Some of these freedmen saved enough of the money they earned, however, to buy their own land. About a dozen families of them moved a few miles northwest and bought land in an area that’s still farmed by their descendants—on the same land. I tracked down and interviewed two of them in 1999 for a book I’m still working on. These families and others also took my gggrandfather’s surname, Pegues, and I’m told that many others elsewhere, some in Chicago, still use it. It wasn’t out of any great love for him, apparently, but only because at the time that was all they knew and later, under Jim Crow, when some of them might have wanted to change it, they were afraid to. By now I’m sure it would simply confuse all their relations to change the name.
As for the Yeoman slave owners on my father’s side, the freedmen situation is a lot murkier, because I inherited no diaries or letters to speak of. Some of the former slaves apparently stayed on as hired hands. There were only a dozen to begin with. In the 1880 census I found the same names of three former slaves still living with my Civil War veteran ggrandfather and his family. By then, I suppose, the older ones had died and some of the younger ones had moved on.

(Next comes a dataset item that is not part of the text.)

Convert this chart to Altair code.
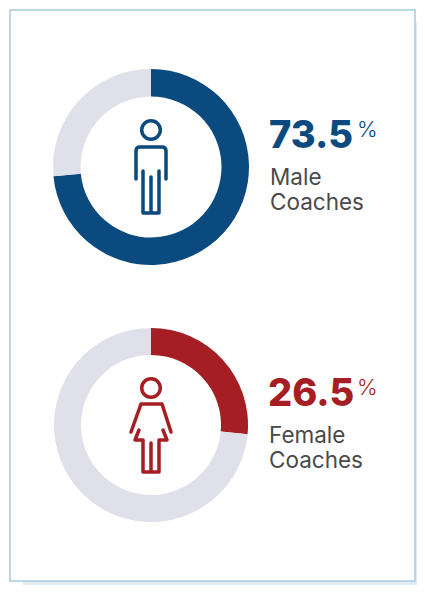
import altair as alt
import pandas as pd

groups = ["Male", "Female"]
shares = [73.5, 26.5]
rest_label = "Other"
captions = ["Coaches", "Coaches"]
BLUE, RED, GREY = "#0a4a7e", "#a51e23", "#e0e0ea"
INK = "#4a4a4a"
OFF = 8  # page margin


def px(v):
    return alt.value(v - OFF)


def n(v):
    return f"{v / 50:.4f}"


def poly(points):
    cmd = []
    for i, (x, y) in enumerate(points):
        cmd.append(("M" if i == 0 else "L") + n(x) + " " + n(y))
    return " ".join(cmd)


def circle(cx, cy, r):
    return (f"M{n(cx - r)} {n(cy)} A{n(r)} {n(r)} 0 1 1 {n(cx + r)} {n(cy)} "
            f"A{n(r)} {n(r)} 0 1 1 {n(cx - r)} {n(cy)} Z")


MALE_ICON = " ".join([
    circle(0, -37, 9.3),
    f"M{n(-15)} {n(12)} L{n(-15)} {n(-16)} Q{n(-15)} {n(-20)} {n(-11)} {n(-20)} "
    f"L{n(11)} {n(-20)} Q{n(15)} {n(-20)} {n(15)} {n(-16)} L{n(15)} {n(12)}",
    poly([(-8, 4), (-8, 46), (8, 46), (8, 4)]),
    poly([(0, 10), (0, 46)]),
])
FEMALE_ICON = " ".join([
    circle(0, -37, 9.3),
    poly([(-20, 7), (-10, -21), (11, -21), (20, 7)]),
    poly([(-12, 5), (-16, 15), (-8, 15), (-8, 47), (8, 47), (8, 15), (16, 15), (12, 5)]),
    poly([(0, 18), (0, 47)]),
])

backdrop = pd.DataFrame({"k": [0]})
shadow = alt.Chart(backdrop).mark_rect(color="#e0ecf1").encode(
    x=px(23), x2=px(417), y=px(22), y2=px(585))
frame = alt.Chart(backdrop).mark_rect(
    fill="white", stroke="#a9cadb", strokeWidth=1.5
).encode(x=px(10), x2=px(415), y=px(10), y2=px(581))


def donut(group, share, color, cx, cy, r_out, r_in):
    df = pd.DataFrame({
        "part": [group, rest_label],
        "value": [share, 100 - share],
        "rank": [0, 1],
    })
    return alt.Chart(df).mark_arc().encode(
        theta=alt.Theta("value:Q", stack=True, scale=alt.Scale(domain=[0, 100])),
        order=alt.Order("rank:O"),
        color=alt.Color("part:N", legend=None,
                        scale=alt.Scale(domain=[group, rest_label], range=[color, GREY])),
        x=px(cx), y=px(cy),
        radius=alt.value(r_out), radius2=alt.value(r_in),
    )


def icon(path, color, cx, cy):
    return alt.Chart(backdrop).mark_point(
        shape=path, size=10000, filled=False, stroke=color, strokeWidth=3.5,
        opacity=1, strokeCap="round", strokeJoin="round",
    ).encode(x=px(cx), y=px(cy))


def label(text, x, y, size, color, weight="normal", font="Inter"):
    return alt.Chart(pd.DataFrame({"t": [text]})).mark_text(
        align="left", baseline="alphabetic", fontSize=size, color=color,
        fontWeight=weight, font=font,
    ).encode(text="t:N", x=px(x), y=px(y))


def block(group, share, caption, color, tx, base, cy, r_out, r_in, path):
    return [
        donut(group, share, color, 151, cy, r_out, r_in),
        icon(path, color, 151, cy),
        label(f"{share:.1f}", tx, base, 38, color, 800),
        label("%", 357, base - 11, 22, color, 300),
        label(group, tx + 1, base + 37, 22.5, INK),
        label(caption, tx + 1, base + 62, 22.5, INK),
    ]


layers = [shadow, frame]
layers += block(groups[0], shares[0], captions[0], BLUE, 269, 148, 167, 98, 70.5, MALE_ICON)
layers += block(groups[1], shares[1], captions[1], RED, 268, 406, 425, 97, 70, FEMALE_ICON)

chart = alt.layer(*layers).resolve_scale(theta="independent", color="independent").properties(
    width=409, height=577, padding=0, background="white",
    autosize=alt.AutoSizeParams(type="none"),
).configure_view(stroke=None)

chart.save("out.html", embed_options={"renderer": "svg", "actions": False})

Thanks for the post, Ralph, I enjoyed recounting this stuff.
Dick, how great that you at least have some diaries and letters to help in your research! I wish I had just one such document.
New historical research is showing that what I call the Grand Narratives of Southern history are wrong. These narratives are the traditional, widely accepted (by professional historians) interprepretations that picture black and white Southerners mainly as sharecroppers and poor, caught in the trap of crop liens and growing cotton.
To some degree that was true. But my Civil War veterans don’t fit that stereotype. I will give just one brief example of my great grandfather William B. Poore to show how some historians have misinterpreted Census data.
In the 1870 Census, William was shown as a hired hand supervising a farm. This would seem to make him fit into the class of veterans not doing well after the war. In fact, he was supervising the farm of his widowed mother-in-law, which I believe indicates that he was the real head of the household.
William eventually became a large landowner of more than 300 acres and listed his occupation as “farmer.” He grew some cotton as almost every farmer did. But from other sources I learned that that was far from his primary occupation. He also operated a grist mill and sawmill. He seems to have made more money from timber and supplying railroads than from farming.
His two brothers had a similar career path. All of them did some farming and growing of cotton, but timber and the railroads were far more important to them than cotton.
The more local history and genealogy research I do, the more I find that my ancestors’ lives just don’t fit the Grand Narratives, although some people do in some places. I truly believe that it is research by amateurs such as we that will eventually cause the Grand Narratives to be rewritten.
A succint explanation of what is going on comes from a scifi book I’m reading called The Hemetic Millenia:
“Simple dramatic narratives are easier to recall than messy historical facts. Flattering narratives are even easier, so [their founders] tend to turn into demigods. Simpler rules are also easier than complex ones, so stagnant societies tend to turn into parodies of themselves.”
Uh, make that Hermetic Millennia, by John C. Wright.